**DESCRIPTION OF THE TASK:** Include in the output only the lines from the opening of the records through the line containing "(7,7) -- (1293,7);", each printed exactly; pictures are omitted.

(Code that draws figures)
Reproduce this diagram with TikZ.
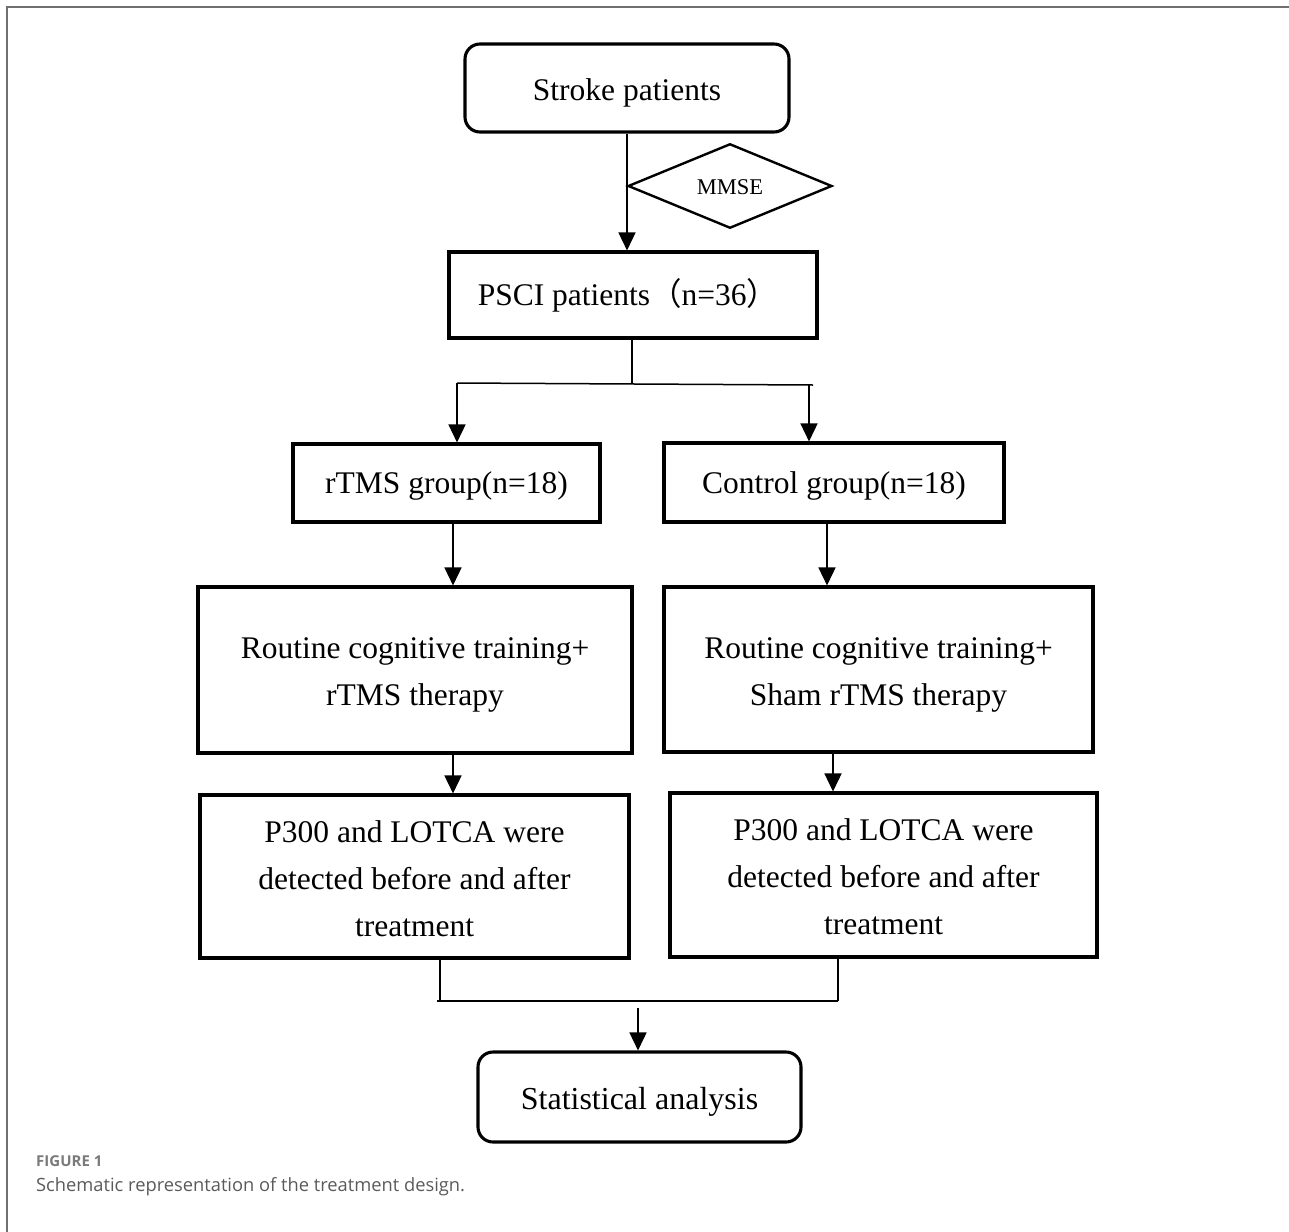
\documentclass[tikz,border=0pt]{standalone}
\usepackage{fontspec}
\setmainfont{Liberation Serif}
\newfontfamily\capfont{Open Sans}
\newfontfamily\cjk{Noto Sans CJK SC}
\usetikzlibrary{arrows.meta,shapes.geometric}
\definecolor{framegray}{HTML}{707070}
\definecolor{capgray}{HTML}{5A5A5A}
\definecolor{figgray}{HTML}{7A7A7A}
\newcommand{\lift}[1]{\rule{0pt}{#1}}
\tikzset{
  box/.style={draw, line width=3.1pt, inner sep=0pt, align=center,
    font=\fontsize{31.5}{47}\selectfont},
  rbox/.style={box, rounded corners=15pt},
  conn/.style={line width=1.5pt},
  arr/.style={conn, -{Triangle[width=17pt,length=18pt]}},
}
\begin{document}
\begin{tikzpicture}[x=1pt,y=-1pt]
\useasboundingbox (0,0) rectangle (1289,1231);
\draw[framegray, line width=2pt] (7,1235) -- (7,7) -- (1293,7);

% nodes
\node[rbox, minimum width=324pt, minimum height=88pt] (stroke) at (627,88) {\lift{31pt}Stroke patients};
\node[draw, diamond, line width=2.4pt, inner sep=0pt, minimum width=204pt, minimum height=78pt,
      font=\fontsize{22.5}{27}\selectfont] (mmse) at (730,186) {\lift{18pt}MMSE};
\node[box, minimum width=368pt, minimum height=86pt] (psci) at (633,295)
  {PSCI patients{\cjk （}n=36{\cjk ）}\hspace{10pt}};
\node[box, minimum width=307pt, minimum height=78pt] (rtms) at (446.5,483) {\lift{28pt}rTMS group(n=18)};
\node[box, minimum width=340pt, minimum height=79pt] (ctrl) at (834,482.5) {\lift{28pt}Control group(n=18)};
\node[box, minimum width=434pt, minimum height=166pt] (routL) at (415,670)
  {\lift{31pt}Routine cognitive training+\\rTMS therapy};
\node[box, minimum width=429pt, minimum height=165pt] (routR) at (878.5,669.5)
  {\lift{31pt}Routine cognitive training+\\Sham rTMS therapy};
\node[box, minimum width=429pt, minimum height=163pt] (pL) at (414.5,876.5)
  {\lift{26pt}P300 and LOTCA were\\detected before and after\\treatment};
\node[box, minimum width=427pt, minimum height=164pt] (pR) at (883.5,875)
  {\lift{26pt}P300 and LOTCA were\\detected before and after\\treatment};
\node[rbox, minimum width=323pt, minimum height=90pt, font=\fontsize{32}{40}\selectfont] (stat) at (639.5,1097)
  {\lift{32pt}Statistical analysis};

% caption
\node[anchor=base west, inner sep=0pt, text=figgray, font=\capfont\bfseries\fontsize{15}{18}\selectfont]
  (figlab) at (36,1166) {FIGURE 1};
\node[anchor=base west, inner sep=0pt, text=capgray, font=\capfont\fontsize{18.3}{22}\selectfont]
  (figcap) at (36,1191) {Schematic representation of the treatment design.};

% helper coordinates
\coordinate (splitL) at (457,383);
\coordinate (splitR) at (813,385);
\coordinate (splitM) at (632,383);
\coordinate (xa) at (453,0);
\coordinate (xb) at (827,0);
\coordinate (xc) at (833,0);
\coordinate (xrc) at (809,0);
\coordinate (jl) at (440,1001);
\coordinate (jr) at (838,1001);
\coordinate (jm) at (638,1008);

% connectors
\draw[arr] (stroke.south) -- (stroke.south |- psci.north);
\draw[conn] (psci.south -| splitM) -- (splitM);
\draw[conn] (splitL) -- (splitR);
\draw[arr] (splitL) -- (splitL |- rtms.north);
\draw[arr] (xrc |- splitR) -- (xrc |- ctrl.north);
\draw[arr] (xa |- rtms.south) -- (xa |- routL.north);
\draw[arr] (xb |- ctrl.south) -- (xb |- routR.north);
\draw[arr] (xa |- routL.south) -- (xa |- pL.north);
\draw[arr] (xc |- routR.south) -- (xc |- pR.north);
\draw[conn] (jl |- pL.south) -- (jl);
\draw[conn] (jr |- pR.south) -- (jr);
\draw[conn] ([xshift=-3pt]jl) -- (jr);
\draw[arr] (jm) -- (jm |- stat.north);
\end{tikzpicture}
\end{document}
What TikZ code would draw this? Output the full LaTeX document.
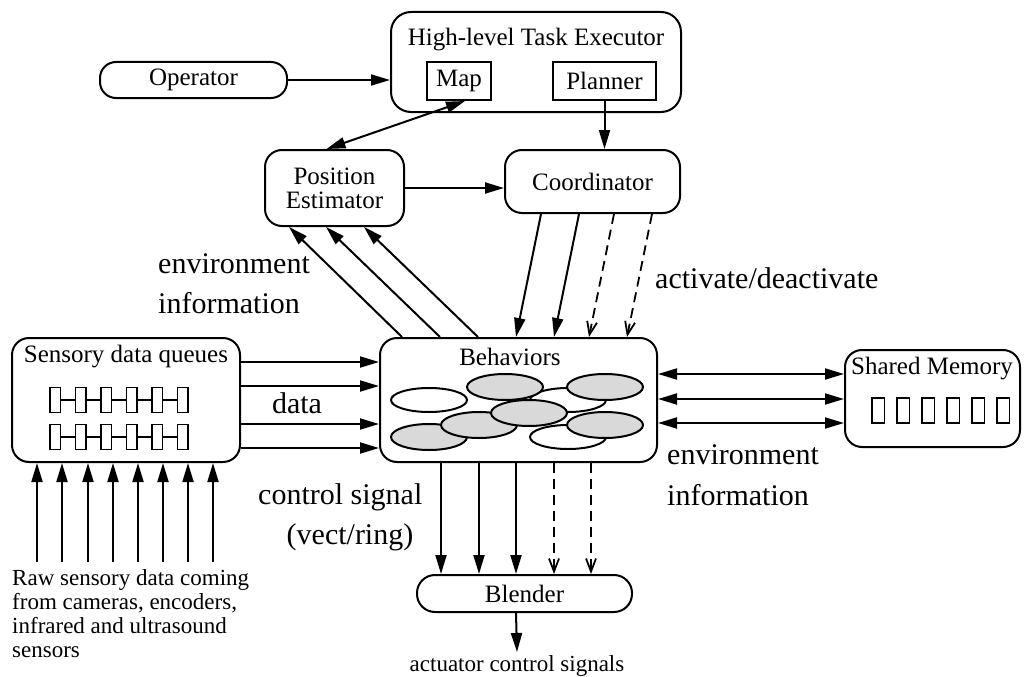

**SOLVED EXERCISE:**
Reproduce this diagram with TikZ.
\documentclass[tikz,border=0pt]{standalone}
\usepackage{fontspec}
\setmainfont{Liberation Serif}
\newfontfamily\capfont{Open Sans}
\newfontfamily\cjk{Noto Sans CJK SC}
\usetikzlibrary{arrows.meta,shapes.geometric}
\definecolor{framegray}{HTML}{707070}
\definecolor{capgray}{HTML}{5A5A5A}
\definecolor{figgray}{HTML}{7A7A7A}
\newcommand{\lift}[1]{\rule{0pt}{#1}}
\tikzset{
  box/.style={draw, line width=3.1pt, inner sep=0pt, align=center,
    font=\fontsize{31.5}{47}\selectfont},
  rbox/.style={box, rounded corners=15pt},
  conn/.style={line width=1.5pt},
  arr/.style={conn, -{Triangle[width=17pt,length=18pt]}},
}
\begin{document}
\begin{tikzpicture}[x=1pt,y=-1pt]
\useasboundingbox (0,0) rectangle (1289,1231);
\draw[framegray, line width=2pt] (7,1235) -- (7,7) -- (1293,7);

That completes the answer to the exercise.